Zoals de VGZ-weigerende huisartsen kunnen er meer conflicten ontstaan. Als op veel plaatsen de geldkraan dichtgaat, waarschuwen de artsen dat zorgprojecten moeten stoppen en innovaties worden uitgesteld. Dat zou een stevige en onnodige achteruitgang betekenen. Volgens de artsen en ziekenhuizen komt dat omdat zorgverzekeraars alleen maar naar geld kijken bij het contracteren. De verzekeraars vinden daarentegen dat ze te weinig informatie krijgen van de artsen om goed op kwaliteit te kunnen contracteren.

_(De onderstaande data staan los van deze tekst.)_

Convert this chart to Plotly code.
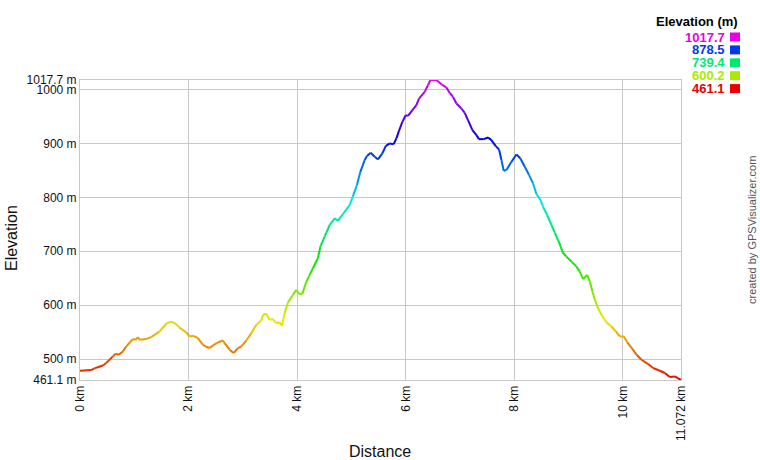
import colorsys
import plotly.graph_objects as go

# ---------------- data ----------------
distance_km = [
    0.000, 0.206, 0.267, 0.420, 0.483, 0.605, 0.654, 0.715, 0.789, 0.852,
    0.973, 1.023, 1.065, 1.097, 1.220, 1.312, 1.465, 1.600, 1.681, 1.742,
    1.834, 1.958, 2.018, 2.092, 2.171, 2.264, 2.313, 2.387, 2.448, 2.540,
    2.632, 2.664, 2.756, 2.829, 2.909, 2.971, 3.064, 3.156, 3.248, 3.340,
    3.370, 3.432, 3.493, 3.554, 3.617, 3.677, 3.720, 3.770, 3.830, 3.923,
    3.985, 4.033, 4.096, 4.170, 4.230, 4.291, 4.383, 4.428, 4.507, 4.599,
    4.691, 4.752, 4.844, 4.968, 5.029, 5.102, 5.165, 5.244, 5.287, 5.355,
    5.429, 5.489, 5.571, 5.631, 5.705, 5.779, 5.829, 5.876, 5.939, 6.000,
    6.042, 6.124, 6.197, 6.245, 6.350, 6.411, 6.455, 6.566, 6.658, 6.751,
    6.811, 6.872, 6.935, 7.027, 7.088, 7.148, 7.230, 7.303, 7.351, 7.438,
    7.517, 7.580, 7.659, 7.720, 7.764, 7.806, 7.856, 7.948, 8.041, 8.114,
    8.194, 8.273, 8.346, 8.409, 8.483, 8.531, 8.605, 8.686, 8.747, 8.807,
    8.857, 8.889, 8.962, 9.054, 9.147, 9.207, 9.268, 9.342, 9.392, 9.441,
    9.484, 9.545, 9.607, 9.700, 9.792, 9.871, 9.945, 10.018, 10.079, 10.179,
    10.253, 10.345, 10.466, 10.558, 10.682, 10.774, 10.866, 10.959, 11.019, 11.072,
]
elevation_m = [
    478.3, 479.6, 482.6, 488.1, 492.6, 504.8, 509.8, 508.0, 514.1, 523.3,
    537.0, 535.7, 540.7, 535.7, 537.0, 540.7, 551.1, 566.7, 569.1, 566.7,
    558.5, 549.3, 541.8, 543.1, 538.9, 526.5, 523.3, 520.4, 525.2, 530.7,
    534.4, 529.6, 517.3, 511.1, 520.4, 523.3, 534.4, 548.1, 563.5, 571.5,
    582.0, 583.9, 572.7, 574.1, 566.7, 567.8, 561.7, 585.2, 604.8, 619.1,
    628.3, 620.9, 620.9, 643.7, 656.1, 668.5, 687.0, 708.5, 727.0, 748.7,
    761.1, 756.7, 769.1, 785.7, 802.4, 822.8, 847.4, 869.1, 876.5, 882.6,
    875.2, 870.4, 881.5, 895.0, 900.0, 898.7, 909.3, 923.3, 940.0, 952.4,
    951.1, 961.7, 970.9, 983.3, 995.6, 1008.0, 1017.7, 1017.7, 1009.8, 1003.7,
    993.7, 986.3, 974.1, 964.8, 956.7, 943.1, 924.6, 915.4, 908.0, 908.0,
    911.1, 906.1, 895.0, 888.9, 869.1, 849.3, 850.6, 865.9, 879.6, 872.2,
    856.7, 841.3, 825.9, 806.1, 795.0, 782.6, 767.2, 748.7, 734.4, 720.9,
    708.5, 698.1, 690.0, 680.7, 671.5, 662.2, 648.1, 656.1, 643.7, 625.2,
    609.8, 594.4, 582.0, 567.8, 560.4, 551.1, 541.9, 541.9, 531.5, 518.5,
    508.0, 498.7, 490.7, 483.3, 478.3, 474.1, 466.7, 467.8, 464.1, 461.1,
]

y_tick_vals = [461.1, 500, 600, 700, 800, 900, 1000, 1017.7]
y_tick_text = ["461.1 m", "500 m", "600 m", "700 m", "800 m", "900 m", "1000 m", "1017.7 m"]
x_tick_vals = [0, 2, 4, 6, 8, 10, 11.072]
x_tick_text = ["0 km", "2 km", "4 km", "6 km", "8 km", "10 km", "11.072 km"]
legend_values = [1017.7, 878.5, 739.4, 600.2, 461.1]
legend_labels = ["1017.7", "878.5", "739.4", "600.2", "461.1"]

ELEV_MIN, ELEV_MAX = 461.1, 1017.7
X_MIN, X_MAX = 0.0, 11.072

# ---------------- styling ----------------
FONT = "Arial, Liberation Sans, sans-serif"
GRID = "#c8c8c8"
W, H = 760, 460
# plot area in page pixels: x 80..681, y 80..380
ML, MT = 80, 80
MR = W - 681
MB = H - 380
PW, PH = W - ML - MR, H - MT - MB


def px_x(px):
    """page pixel x -> paper coordinate"""
    return (px - ML) / PW


def px_y(py):
    """page pixel y -> paper coordinate"""
    return (H - MB - py) / PH


def elev_color(e):
    f = (e - ELEV_MIN) / (ELEV_MAX - ELEV_MIN)
    f = min(max(f, 0.0), 1.0)
    r, g, b = colorsys.hsv_to_rgb(f * 300.0 / 360.0, 1.0, 0.91)
    return f"rgb({round(r * 255)},{round(g * 255)},{round(b * 255)})"


fig = go.Figure()

# Group line segments into colour bins (gradient by elevation)
N_BINS = 80
bins = {}
for i in range(len(distance_km) - 1):
    e_mid = (elevation_m[i] + elevation_m[i + 1]) / 2
    f = (e_mid - ELEV_MIN) / (ELEV_MAX - ELEV_MIN)
    k = min(max(int(round(f * N_BINS)), 0), N_BINS)
    xs, ys = bins.setdefault(k, ([], []))
    xs += [distance_km[i], distance_km[i + 1], None]
    ys += [elevation_m[i], elevation_m[i + 1], None]

for k in sorted(bins):
    xs, ys = bins[k]
    e = ELEV_MIN + k / N_BINS * (ELEV_MAX - ELEV_MIN)
    fig.add_trace(go.Scatter(
        x=xs, y=ys, mode="lines",
        line=dict(color=elev_color(e), width=2),
        hoverinfo="skip", showlegend=False,
    ))

fig.update_xaxes(
    range=[X_MIN, X_MAX], tickvals=x_tick_vals, ticktext=x_tick_text,
    tickangle=-90, showgrid=True, gridcolor=GRID, gridwidth=1,
    showline=True, linecolor=GRID, linewidth=1, mirror=True,
    zeroline=False, ticks="", tickfont=dict(family=FONT, size=12, color="#111"),
)
fig.update_yaxes(
    range=[ELEV_MIN, ELEV_MAX], tickvals=y_tick_vals, ticktext=y_tick_text,
    showgrid=True, gridcolor=GRID, gridwidth=1,
    showline=True, linecolor=GRID, linewidth=1, mirror=True,
    zeroline=False, ticks="", tickfont=dict(family=FONT, size=12, color="#111"),
)

annotations = [
    dict(text="Elevation", x=px_x(12), y=px_y(238), xref="paper", yref="paper",
         textangle=-90, showarrow=False, xanchor="center", yanchor="middle",
         font=dict(family=FONT, size=16, color="#111")),
    dict(text="Distance", x=px_x(380), y=px_y(451), xref="paper", yref="paper",
         showarrow=False, xanchor="center", yanchor="middle",
         font=dict(family=FONT, size=16, color="#111")),
    dict(text="created by GPSVisualizer.com", x=px_x(752), y=px_y(230),
         xref="paper", yref="paper", textangle=-90, showarrow=False,
         xanchor="center", yanchor="middle",
         font=dict(family=FONT, size=11, color="#555")),
    dict(text="<b>Elevation (m)</b>", x=px_x(740), y=px_y(21.5),
         xref="paper", yref="paper", showarrow=False,
         xanchor="right", yanchor="middle",
         font=dict(family=FONT, size=13, color="#000")),
]
shapes = []
for i, (v, lab) in enumerate(zip(legend_values, legend_labels)):
    cy = 37 + i * 12.9
    col = elev_color(v)
    annotations.append(dict(
        text=f"<b>{lab}</b>", x=px_x(727), y=px_y(cy), xref="paper", yref="paper",
        showarrow=False, xanchor="right", yanchor="middle",
        font=dict(family=FONT, size=13, color=col),
    ))
    shapes.append(dict(
        type="rect", xref="paper", yref="paper",
        x0=px_x(730), x1=px_x(740), y0=px_y(cy + 4.5), y1=px_y(cy - 4.5),
        fillcolor=col, line=dict(width=0),
    ))

fig.update_layout(
    width=W, height=H,
    margin=dict(l=ML, r=MR, t=MT, b=MB, autoexpand=False),
    paper_bgcolor="white", plot_bgcolor="white",
    annotations=annotations, shapes=shapes,
    showlegend=False,
)

# remove the default 8px page margin so the figure sits at the page's top-left
fig.write_html(
    "out.html",
    config={"displayModeBar": False, "staticPlot": True},
    post_script="document.body.style.margin='0px';document.body.style.overflow='hidden';",
)
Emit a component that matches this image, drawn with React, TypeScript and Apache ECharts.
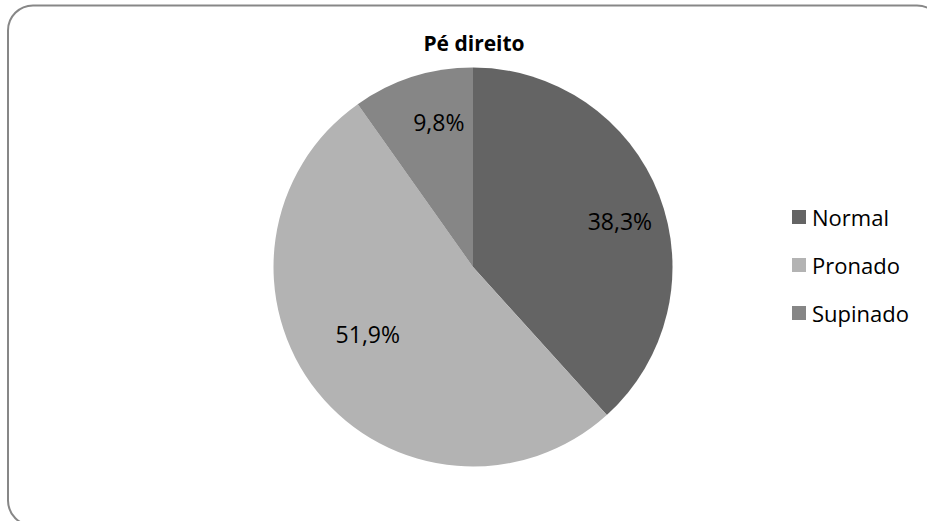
import React, { useEffect, useRef } from "react";
import * as echarts from "echarts";

const title = "Pé direito";
const categories = ["Normal", "Pronado", "Supinado"];
const values = [38.3, 51.9, 9.8];
const colors = ["#646464", "#b3b3b3", "#868686"];
const labelOffsets: [number, number][] = [[51, -9], [-25, 3], [-3, -47]];

export default function App() {
  const ref = useRef<HTMLDivElement>(null);
  useEffect(() => {
    if (!ref.current) return;
    const chart = echarts.init(ref.current, undefined, { renderer: "svg" });
    const font = "'Open Sans', 'Noto Sans', sans-serif";
    chart.setOption({
      animation: false,
      backgroundColor: "#ffffff",
      title: {
        text: title,
        left: 474,
        top: 32,
        padding: 0,
        textAlign: "center",
        textStyle: { fontFamily: font, fontSize: 21, fontWeight: "bold", color: "#000" },
      },
      legend: {
        orient: "vertical",
        left: 792,
        top: 205,
        padding: 0,
        itemWidth: 14,
        itemHeight: 14,
        itemGap: 24,
        icon: "rect",
        data: categories,
        textStyle: { fontFamily: font, fontSize: 22, color: "#000", lineHeight: 24, padding: [0, 0, 0, 1] },
      },
      graphic: [
        {
          type: "rect",
          shape: { x: 8, y: 5.5, width: 934, height: 520, r: 25 },
          style: { fill: "none", stroke: "#878787", lineWidth: 2 },
          silent: true,
        },
      ],
      series: [
        {
          type: "pie",
          center: [473, 267],
          radius: [0, 199.5],
          startAngle: 90,
          clockwise: true,
          label: {
            show: true,
            position: "inside",
            fontFamily: font,
            fontSize: 23,
            color: "#000",
            formatter: (p: any) => p.value.toFixed(1).replace(".", ",") + "%",
          },
          labelLine: { show: false },
          itemStyle: { borderWidth: 0 },
          emphasis: { disabled: true },
          data: categories.map((c, i) => ({
            name: c,
            value: values[i],
            itemStyle: { color: colors[i] },
            label: { offset: labelOffsets[i] },
          })),
        },
      ],
    });
    return () => chart.dispose();
  }, []);
  return (
    <div
      ref={ref}
      style={{ position: "absolute", left: 0, top: 0, width: 927, height: 521 }}
    />
  );
}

Door de voortdurende ruzie tussen verzekeraars en zorgverleners is het vertrouwen in de zorgverzekeraars tot een dieptepunt gedaald. Dat terwijl vertrouwen voor 1 op de 6 mensen de doorslag geeft om voor een verzekeraar te kiezen.
Patiënten maken het verschil
Terug naar het plan van Achmea en CZ. De oplossing zit ‘m in het objectief kunnen meten van kwaliteit in de zorg. Of anders gezegd: als artsen goed werk meetbaar maken, dan kunnen ziekenhuizen en zorgverleners beter met elkaar vergeleken worden. Zolang dat echter onvoldoende mogelijk is, kunnen patiënten het verschil maken.
Patiënten ondersteunen en adviseren elkaar via patiëntenfederaties. Zo zijn er bijvoorbeeld federaties voor diabetici en mensen met hart- en vaatziekten, maar ook voor kinderen of bepaalde cultuurgroepen. Bij hen is enorm veel kennis en ervaring beschikbaar over de kwaliteit van ziekenhuizen en zorgverleners. Deze federaties worden nu ook al als gesprekspartner betrokken door de verzekeraars, maar die rol zou fors uitgebreid kunnen worden.
De koepelorganisatie van patiëntenfederaties NPCF, maar ook de Consumentenbond, zien meer inspraak wel zitten. Als de organisaties aantoonbaar kunnen maken dat ze macht hebben en verbeteringen voor elkaar krijgen bij de zorgverzekeraars, is dat een goede stap naar een zorgverzekeringenmarkt met een breed draagvlak. Als consument is het goed te weten dat de inhoud van je polis ook door ervaringsdeskundigen beoordeeld is.